The Washington PostDemocracy Dies in Darkness

Carolyn Hax: Fiance is friendly to everyone. How can I make him stop?

(Nick Galifianakis/For The Washington Post)
3 min

Carolyn Hax is away. The following first appeared Oct. 17 and Nov. 14, 2008.

Dear Carolyn: I have been engaged for six months to a sweet, adoring, incredibly generous guy. This will be a second marriage for both of us.

My problem is that my fiance is overly nice! He is also overly sociable. This man strikes up conversations with anyone and everyone, wherever we go! At first it didn’t bother me, but lately I get embarrassed and angry. He will compliment strangers on their clothing and joke around with kids, retail clerks, waiters — basically any and everyone! I find his behavior odd and frankly quite irritating!

I’ve tried to nicely tell him that he is “too nice” to people, but he just says it’s the way he was brought up. I want to resolve this before I commit to marriage. Please don’t recommend counseling, because he doesn’t see anything wrong with his behavior.

— K.

K.: I find your use of exclamation points “frankly quite irritating,” but I imagine when you just read that, you got angry or defensive. As you should have. It’s not my place to tell you how to write.

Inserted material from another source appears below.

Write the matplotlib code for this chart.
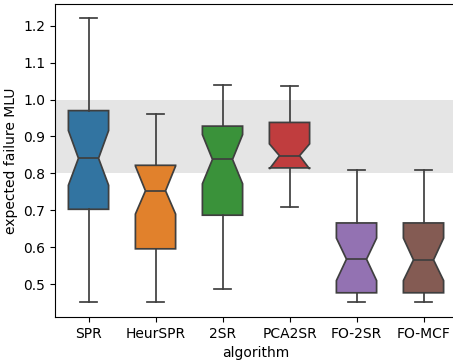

So the problem isn’t that he sees nothing wrong with his behavior; it’s that neither of you sees anything wrong with your behavior — in viewing your own opinion of proper socializing as the universal standard, and in believing it’s your place to tinker with your fiance’s personality traits to make them more to your liking.

It’s a common problem. While dating, you spruce up your differences with flowers and strategic lighting, but when you commit, you start thinking major renovations. Common, but deeply unfair and self-defeating.

Over six months, you’ve gotten a closer look at your fiance. If you get married, expect to learn even more about him, to live amid closets and attics and basements and drawers packed with details about him. Will it all be giggles and fairy dust? Of course not. But if knowing him better means liking him less, not more, then please note: A downward trajectory is not one you want to follow into a marriage. He’s either the life of your party, as-is, or he’s your second ex-husband-to-be.

Tell us: What's your favorite Carolyn Hax column about new beginnings?

Hi, Carolyn: I’m a 29-year-old who’s been in a happy, fulfilling relationship for three years. We have a daughter together, and he is the most nurturing, doting father I’ve ever met.

He has a career, owns a house and is very loving and respectful toward me, but my family refuses to accept him, because, gasp!, he’s 20 years my senior. They worry he’ll pass away while I’m still “young,” and I’ll have to raise a child by myself.

How can I tell my family that I love this man immensely and would rather spend what time I’m allotted with him than never know him at all? We’re not married (our situation works for us), but that’s not an issue with my parents.

— Ridiculously Happy

Ridiculously Happy: Theirs was a fine concern when you first met this guy, I suppose, though I don’t share it. Your life. But with the child already here, your family is too worried, too late. What do they want you to do now, exactly — leave him? Get a jump on solo parenting?

Your opinion on enjoying the time you’re allotted is nicely said but not a solution. He’s your child’s father. Done, sold, Yahtzee! Your most powerful argument is the fact of a fait accompli.

So lay out their remaining options: They can dwell on the past, dread your future or join your reality already in progress.